Date of Award

4-30-2016

Document Type

Thesis

Degree Name

Doctor of Nursing Practice (DNP)

Department

Nursing

Advisor

Ruth Chavez, DNP, RN, CNP

First Committee Member

Barbara Shaffner, PhD, CNP

Second Committee Member

Barbara Nash, MS, RNC, CNS

Third Committee Member

Carolyn Campbell, MSN, FNP-BC

Keywords

Entrepreneurship in nursing, Starting a healthcare clinic, Independent practice, Lack of primary care

Subject Categories

Medicine and Health Sciences

Abstract

Theoretical and methodological contributions of nursing entrepreneurship and starting an independent practice within the Nurse Practitioner arena are sparse in American clinical prospectuses. The American health care system is in need of enhancement to better serve the healthcare needs of all people so there has never been a greater opportunity for NP entrepreneurial thinking and implementation of new initiatives (Marshall, 2011). Information regarding NP-led clinics is limited and NPs need to be educated on elements of successful independent healthcare ventures. The purpose of this project was to enhance interest and knowledge of starting a NP-led clinic.

A review of the literature demonstrated that entrepreneurial opportunities abound in areas that have not yet been imagined for experts in advanced practice roles. Independent practice opportunities allow NP entrepreneurs to pursue their own personal vision and desire to improve healthcare outcomes using innovative approaches. Knowledgeable NPs are needed to initiate and lead the introduction of change. Education about entrepreneurship and source of NP-led clinics is an important issue for NPs and health care consumers (Boore & Porter, 2012).

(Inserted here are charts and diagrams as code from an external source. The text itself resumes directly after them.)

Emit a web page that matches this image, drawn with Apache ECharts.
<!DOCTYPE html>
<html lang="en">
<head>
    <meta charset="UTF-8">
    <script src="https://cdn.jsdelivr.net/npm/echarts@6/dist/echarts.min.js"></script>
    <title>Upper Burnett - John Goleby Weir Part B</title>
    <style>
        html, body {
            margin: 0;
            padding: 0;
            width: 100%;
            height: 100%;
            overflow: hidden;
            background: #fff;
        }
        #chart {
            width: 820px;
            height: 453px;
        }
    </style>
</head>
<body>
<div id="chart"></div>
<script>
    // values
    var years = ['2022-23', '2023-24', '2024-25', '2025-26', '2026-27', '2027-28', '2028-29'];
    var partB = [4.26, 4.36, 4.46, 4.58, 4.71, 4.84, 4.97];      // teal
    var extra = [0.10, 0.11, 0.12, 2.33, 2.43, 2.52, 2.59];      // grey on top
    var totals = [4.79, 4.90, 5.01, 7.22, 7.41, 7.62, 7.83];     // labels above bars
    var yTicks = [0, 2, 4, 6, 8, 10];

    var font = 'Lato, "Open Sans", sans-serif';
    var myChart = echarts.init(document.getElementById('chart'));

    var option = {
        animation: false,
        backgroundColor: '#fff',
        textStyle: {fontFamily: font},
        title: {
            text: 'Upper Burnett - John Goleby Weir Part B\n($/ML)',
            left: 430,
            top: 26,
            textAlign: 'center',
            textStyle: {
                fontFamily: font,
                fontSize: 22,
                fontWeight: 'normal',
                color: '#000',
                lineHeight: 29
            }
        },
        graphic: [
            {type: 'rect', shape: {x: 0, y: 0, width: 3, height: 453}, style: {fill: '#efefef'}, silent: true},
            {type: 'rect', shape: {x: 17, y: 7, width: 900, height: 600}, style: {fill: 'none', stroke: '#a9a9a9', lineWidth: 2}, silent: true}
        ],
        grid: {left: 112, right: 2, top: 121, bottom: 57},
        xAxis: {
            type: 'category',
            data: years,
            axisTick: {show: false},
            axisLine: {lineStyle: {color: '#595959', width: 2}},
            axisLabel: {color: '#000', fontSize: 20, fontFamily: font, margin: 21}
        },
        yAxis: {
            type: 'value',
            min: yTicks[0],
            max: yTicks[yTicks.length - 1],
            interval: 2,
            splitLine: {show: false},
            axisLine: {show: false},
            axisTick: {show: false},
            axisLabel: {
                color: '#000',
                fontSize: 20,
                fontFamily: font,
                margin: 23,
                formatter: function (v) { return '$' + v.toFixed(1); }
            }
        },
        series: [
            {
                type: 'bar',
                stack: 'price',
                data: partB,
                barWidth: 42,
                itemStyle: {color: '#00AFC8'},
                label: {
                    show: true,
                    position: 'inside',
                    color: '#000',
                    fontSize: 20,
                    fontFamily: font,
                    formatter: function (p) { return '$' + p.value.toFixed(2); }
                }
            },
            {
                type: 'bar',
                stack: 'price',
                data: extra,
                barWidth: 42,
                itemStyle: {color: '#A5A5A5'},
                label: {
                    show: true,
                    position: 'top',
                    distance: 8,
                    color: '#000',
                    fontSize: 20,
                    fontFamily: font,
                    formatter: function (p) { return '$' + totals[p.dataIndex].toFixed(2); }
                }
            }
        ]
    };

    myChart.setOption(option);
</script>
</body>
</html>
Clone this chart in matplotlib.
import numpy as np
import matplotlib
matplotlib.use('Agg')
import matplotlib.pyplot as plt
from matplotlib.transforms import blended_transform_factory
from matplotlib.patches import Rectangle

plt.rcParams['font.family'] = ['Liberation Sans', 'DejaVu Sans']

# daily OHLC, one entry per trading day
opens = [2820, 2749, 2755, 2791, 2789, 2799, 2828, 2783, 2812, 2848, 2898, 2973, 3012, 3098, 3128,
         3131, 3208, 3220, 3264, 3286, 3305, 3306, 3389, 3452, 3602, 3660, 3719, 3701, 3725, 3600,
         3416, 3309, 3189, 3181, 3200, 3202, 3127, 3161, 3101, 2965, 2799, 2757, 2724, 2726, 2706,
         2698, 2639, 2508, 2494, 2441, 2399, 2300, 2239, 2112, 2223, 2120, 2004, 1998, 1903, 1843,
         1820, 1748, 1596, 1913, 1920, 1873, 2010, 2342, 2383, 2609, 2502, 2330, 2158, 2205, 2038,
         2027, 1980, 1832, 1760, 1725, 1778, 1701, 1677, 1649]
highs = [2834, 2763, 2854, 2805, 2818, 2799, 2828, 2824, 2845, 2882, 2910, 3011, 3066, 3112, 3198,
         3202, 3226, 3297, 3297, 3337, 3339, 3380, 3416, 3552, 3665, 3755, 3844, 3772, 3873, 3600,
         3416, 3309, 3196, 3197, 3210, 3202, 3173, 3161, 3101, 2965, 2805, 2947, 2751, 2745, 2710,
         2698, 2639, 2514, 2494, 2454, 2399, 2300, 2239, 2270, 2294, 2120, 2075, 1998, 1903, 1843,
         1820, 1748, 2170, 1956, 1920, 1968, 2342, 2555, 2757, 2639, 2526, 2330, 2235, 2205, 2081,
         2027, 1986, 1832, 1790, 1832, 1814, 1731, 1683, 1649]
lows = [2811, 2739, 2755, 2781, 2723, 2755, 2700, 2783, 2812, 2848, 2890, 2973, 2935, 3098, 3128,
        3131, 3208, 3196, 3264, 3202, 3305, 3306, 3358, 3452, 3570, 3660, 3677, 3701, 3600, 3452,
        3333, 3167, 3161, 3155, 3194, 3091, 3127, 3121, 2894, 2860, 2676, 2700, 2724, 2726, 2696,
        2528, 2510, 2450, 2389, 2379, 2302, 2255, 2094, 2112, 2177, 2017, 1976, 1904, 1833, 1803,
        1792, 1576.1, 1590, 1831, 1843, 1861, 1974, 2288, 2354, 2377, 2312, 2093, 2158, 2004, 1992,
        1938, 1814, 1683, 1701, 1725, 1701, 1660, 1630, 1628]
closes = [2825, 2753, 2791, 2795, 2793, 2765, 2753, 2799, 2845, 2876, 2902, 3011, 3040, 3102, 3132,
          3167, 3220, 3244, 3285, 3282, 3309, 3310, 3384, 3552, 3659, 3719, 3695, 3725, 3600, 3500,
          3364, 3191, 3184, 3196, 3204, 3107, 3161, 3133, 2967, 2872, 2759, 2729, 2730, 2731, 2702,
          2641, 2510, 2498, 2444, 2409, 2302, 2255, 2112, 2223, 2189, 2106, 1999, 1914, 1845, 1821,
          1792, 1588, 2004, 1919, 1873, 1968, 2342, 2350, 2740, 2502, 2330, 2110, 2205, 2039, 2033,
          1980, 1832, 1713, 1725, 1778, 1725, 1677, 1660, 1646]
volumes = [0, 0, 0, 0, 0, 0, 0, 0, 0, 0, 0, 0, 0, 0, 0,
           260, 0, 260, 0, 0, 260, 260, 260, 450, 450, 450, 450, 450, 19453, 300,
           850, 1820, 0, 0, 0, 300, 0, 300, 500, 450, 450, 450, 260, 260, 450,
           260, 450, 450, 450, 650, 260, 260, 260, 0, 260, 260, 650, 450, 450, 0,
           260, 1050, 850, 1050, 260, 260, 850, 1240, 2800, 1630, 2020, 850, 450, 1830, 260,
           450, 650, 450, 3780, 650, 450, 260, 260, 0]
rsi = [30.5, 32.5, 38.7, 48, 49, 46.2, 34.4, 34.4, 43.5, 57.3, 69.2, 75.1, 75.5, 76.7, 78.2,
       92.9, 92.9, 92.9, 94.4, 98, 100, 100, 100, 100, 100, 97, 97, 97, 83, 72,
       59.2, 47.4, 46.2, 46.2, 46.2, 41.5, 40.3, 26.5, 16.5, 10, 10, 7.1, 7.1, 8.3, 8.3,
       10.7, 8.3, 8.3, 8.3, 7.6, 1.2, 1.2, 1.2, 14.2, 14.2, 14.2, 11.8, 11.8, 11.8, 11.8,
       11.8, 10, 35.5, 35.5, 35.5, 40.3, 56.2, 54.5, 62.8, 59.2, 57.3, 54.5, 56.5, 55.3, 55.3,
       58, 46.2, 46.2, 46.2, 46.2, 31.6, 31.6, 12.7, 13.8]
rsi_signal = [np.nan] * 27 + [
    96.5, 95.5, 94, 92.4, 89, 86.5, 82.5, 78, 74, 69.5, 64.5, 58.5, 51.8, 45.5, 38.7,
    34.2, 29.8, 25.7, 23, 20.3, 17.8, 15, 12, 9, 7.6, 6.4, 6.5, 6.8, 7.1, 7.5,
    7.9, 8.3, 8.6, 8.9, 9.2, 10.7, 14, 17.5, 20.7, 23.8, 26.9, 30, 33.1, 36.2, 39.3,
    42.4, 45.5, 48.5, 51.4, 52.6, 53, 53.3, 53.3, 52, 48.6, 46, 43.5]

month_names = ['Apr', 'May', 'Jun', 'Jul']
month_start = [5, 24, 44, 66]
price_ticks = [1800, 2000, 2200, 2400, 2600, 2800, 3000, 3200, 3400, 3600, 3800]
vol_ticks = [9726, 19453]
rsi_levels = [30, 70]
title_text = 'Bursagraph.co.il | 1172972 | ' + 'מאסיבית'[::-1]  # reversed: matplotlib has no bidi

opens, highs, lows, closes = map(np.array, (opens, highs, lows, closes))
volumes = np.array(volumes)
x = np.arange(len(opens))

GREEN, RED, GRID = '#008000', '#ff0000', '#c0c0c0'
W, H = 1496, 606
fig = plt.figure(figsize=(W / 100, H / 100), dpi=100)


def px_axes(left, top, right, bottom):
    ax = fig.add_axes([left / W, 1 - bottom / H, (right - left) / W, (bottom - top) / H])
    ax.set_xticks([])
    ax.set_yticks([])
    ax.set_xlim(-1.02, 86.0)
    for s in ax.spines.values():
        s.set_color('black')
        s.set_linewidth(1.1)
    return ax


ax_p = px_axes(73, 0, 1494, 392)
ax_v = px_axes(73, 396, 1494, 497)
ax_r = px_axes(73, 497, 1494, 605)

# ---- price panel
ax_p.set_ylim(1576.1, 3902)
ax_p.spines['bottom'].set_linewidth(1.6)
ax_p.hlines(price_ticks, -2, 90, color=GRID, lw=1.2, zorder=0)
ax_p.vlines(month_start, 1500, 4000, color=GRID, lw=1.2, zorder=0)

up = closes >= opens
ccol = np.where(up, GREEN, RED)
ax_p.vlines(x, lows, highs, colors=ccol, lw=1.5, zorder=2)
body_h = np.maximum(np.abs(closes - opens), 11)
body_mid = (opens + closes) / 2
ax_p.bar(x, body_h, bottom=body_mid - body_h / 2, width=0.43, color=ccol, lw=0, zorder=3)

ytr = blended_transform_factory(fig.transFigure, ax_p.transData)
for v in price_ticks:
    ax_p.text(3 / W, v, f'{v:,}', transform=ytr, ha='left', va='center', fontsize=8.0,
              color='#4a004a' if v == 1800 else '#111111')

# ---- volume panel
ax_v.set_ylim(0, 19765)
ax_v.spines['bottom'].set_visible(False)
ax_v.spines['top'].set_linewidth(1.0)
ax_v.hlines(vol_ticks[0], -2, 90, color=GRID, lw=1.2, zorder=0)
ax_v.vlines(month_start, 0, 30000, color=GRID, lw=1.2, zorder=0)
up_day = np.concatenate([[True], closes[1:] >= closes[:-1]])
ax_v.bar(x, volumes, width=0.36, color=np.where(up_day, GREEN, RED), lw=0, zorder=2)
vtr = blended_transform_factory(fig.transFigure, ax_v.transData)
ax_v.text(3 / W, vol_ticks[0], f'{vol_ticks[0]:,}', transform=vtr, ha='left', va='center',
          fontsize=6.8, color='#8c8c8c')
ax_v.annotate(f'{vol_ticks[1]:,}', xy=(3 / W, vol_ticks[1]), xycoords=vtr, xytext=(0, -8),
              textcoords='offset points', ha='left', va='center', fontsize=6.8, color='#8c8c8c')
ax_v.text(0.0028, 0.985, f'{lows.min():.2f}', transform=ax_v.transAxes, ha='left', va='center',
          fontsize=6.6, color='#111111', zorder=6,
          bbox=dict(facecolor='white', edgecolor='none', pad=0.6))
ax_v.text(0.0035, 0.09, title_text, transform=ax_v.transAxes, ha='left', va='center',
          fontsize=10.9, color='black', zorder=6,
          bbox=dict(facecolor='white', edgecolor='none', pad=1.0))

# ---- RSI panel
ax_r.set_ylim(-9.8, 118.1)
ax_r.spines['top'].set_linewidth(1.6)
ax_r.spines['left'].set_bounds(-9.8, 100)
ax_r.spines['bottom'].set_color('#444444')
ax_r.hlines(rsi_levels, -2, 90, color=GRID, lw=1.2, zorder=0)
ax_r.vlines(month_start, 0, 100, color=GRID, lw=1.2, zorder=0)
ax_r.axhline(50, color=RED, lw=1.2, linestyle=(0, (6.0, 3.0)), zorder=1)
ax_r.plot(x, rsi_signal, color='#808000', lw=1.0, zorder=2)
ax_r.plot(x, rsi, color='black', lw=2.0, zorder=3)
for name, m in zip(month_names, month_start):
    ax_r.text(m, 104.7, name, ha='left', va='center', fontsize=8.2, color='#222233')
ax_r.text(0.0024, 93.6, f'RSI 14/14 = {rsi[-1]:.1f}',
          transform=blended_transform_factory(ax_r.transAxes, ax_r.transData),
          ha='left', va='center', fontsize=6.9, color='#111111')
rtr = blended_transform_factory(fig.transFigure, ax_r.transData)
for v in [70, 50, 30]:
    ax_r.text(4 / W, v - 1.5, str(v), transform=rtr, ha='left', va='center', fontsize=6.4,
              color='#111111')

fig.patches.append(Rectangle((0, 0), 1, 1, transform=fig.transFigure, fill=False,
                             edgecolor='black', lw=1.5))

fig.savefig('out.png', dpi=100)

A pre and post-test survey instrument to measure the knowledge and interest of how to start a NP-led clinic was developed consisting of eleven components. An educational offering, based on Malcolm Knowles theory of adult education, was created and presented to enhance interest and knowledge of NPs in regards to starting NP-led clinics in a rural Midwestern community. Upon completion of the educational offering, NPs demonstrated enhanced knowledge, but did not express enhanced interest in starting a NP-led clinic.